— Written exercise —
Leave out the pictures, and return only the lines running from the one that contains "Give me the matplotlib source for this chart." to the one that contains "main_y = [2.41, 1.85, 1.85, 1.58, 2.13, 1.30, 2.13, 2.13, 1.30]", both included, exactly as they appear.

[START OF Entries]

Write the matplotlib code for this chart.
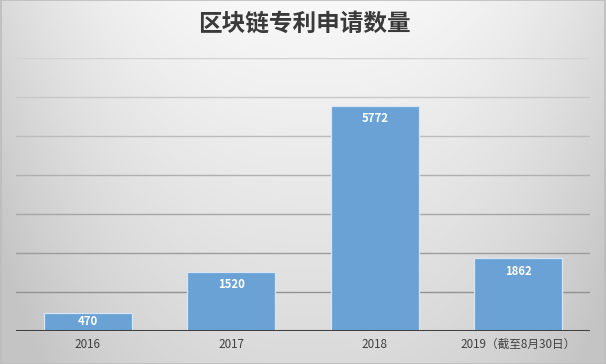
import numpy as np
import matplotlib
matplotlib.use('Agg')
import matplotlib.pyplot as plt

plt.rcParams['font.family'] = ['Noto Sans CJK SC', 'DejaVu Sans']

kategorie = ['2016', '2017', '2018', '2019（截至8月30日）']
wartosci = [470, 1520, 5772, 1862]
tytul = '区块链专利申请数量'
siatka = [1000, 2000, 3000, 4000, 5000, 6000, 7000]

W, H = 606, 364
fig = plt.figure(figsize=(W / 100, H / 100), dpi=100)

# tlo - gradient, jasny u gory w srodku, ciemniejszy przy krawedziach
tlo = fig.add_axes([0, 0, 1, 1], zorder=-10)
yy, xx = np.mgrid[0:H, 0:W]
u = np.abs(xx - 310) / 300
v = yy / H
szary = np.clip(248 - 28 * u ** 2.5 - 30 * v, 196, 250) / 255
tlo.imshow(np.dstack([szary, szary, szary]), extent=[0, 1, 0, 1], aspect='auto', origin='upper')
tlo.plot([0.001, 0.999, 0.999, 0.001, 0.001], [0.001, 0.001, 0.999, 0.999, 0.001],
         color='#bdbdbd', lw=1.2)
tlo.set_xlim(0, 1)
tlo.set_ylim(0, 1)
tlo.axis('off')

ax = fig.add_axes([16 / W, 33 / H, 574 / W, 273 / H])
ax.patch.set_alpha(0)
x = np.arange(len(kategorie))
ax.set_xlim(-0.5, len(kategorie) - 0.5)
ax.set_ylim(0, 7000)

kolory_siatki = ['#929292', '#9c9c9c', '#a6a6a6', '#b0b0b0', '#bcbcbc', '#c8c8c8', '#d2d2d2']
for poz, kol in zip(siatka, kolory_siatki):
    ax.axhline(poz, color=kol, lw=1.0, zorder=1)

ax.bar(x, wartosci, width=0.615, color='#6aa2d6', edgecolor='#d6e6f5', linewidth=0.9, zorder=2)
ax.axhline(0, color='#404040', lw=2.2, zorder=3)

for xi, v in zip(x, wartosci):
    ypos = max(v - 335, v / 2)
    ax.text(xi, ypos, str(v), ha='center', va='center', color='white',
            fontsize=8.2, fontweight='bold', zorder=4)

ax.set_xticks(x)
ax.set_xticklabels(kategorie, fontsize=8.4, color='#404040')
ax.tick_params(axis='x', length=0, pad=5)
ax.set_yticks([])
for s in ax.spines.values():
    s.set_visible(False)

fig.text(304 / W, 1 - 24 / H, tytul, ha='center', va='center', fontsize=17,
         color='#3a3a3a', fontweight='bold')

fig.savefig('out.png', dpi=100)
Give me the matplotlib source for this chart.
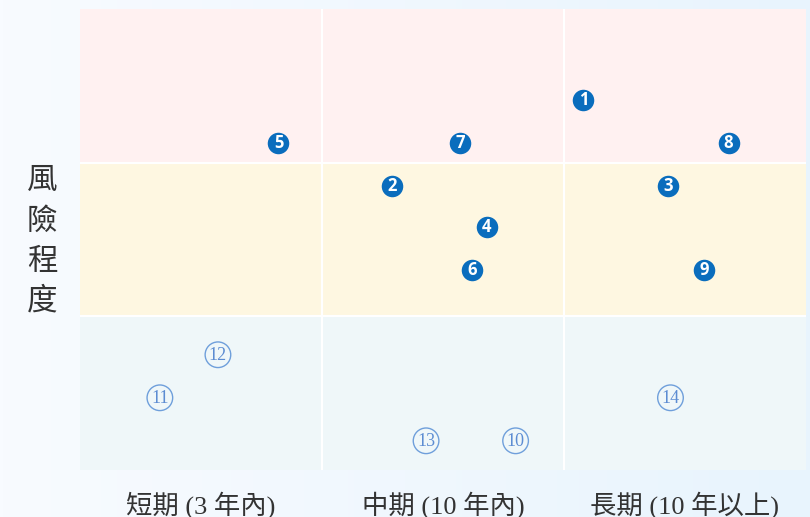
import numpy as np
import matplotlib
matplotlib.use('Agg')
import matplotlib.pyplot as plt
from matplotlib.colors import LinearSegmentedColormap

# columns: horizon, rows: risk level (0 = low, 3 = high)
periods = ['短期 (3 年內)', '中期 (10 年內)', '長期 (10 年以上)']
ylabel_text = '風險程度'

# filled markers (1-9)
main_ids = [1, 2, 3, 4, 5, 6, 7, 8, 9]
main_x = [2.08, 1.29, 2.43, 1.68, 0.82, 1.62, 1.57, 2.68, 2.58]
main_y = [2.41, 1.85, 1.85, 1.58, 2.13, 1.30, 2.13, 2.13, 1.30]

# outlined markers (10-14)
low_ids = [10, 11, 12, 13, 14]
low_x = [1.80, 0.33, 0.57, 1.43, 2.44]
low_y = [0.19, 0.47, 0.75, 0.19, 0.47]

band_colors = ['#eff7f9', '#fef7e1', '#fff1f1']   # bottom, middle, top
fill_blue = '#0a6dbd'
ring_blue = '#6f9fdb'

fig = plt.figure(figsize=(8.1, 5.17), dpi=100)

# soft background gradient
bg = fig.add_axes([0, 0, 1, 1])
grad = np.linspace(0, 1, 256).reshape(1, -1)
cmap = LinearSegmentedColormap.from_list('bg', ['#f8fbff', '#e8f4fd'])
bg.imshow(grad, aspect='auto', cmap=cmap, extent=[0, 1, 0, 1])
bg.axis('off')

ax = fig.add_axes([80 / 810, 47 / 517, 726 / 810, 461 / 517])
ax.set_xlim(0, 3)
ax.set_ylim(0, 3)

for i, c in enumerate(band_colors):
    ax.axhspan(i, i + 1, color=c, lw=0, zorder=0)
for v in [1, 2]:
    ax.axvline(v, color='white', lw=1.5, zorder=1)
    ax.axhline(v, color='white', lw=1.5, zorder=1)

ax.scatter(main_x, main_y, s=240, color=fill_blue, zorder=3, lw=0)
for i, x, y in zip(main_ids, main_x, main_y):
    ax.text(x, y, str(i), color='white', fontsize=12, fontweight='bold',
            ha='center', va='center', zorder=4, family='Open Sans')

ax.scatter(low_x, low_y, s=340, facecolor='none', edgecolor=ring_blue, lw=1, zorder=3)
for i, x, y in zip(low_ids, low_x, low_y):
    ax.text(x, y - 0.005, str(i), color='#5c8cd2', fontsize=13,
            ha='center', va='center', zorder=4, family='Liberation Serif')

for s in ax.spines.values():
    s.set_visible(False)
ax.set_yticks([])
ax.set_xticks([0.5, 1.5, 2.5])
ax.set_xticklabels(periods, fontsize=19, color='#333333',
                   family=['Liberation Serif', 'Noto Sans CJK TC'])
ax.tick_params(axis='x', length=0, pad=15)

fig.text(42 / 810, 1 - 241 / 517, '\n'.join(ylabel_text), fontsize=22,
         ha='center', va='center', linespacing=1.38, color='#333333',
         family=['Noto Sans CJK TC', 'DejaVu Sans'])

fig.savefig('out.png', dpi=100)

[END OF Entries]

— Solution below —
Give me the matplotlib source for this chart.
import numpy as np
import matplotlib
matplotlib.use('Agg')
import matplotlib.pyplot as plt
from matplotlib.colors import LinearSegmentedColormap

# columns: horizon, rows: risk level (0 = low, 3 = high)
periods = ['短期 (3 年內)', '中期 (10 年內)', '長期 (10 年以上)']
ylabel_text = '風險程度'

# filled markers (1-9)
main_ids = [1, 2, 3, 4, 5, 6, 7, 8, 9]
main_x = [2.08, 1.29, 2.43, 1.68, 0.82, 1.62, 1.57, 2.68, 2.58]
main_y = [2.41, 1.85, 1.85, 1.58, 2.13, 1.30, 2.13, 2.13, 1.30]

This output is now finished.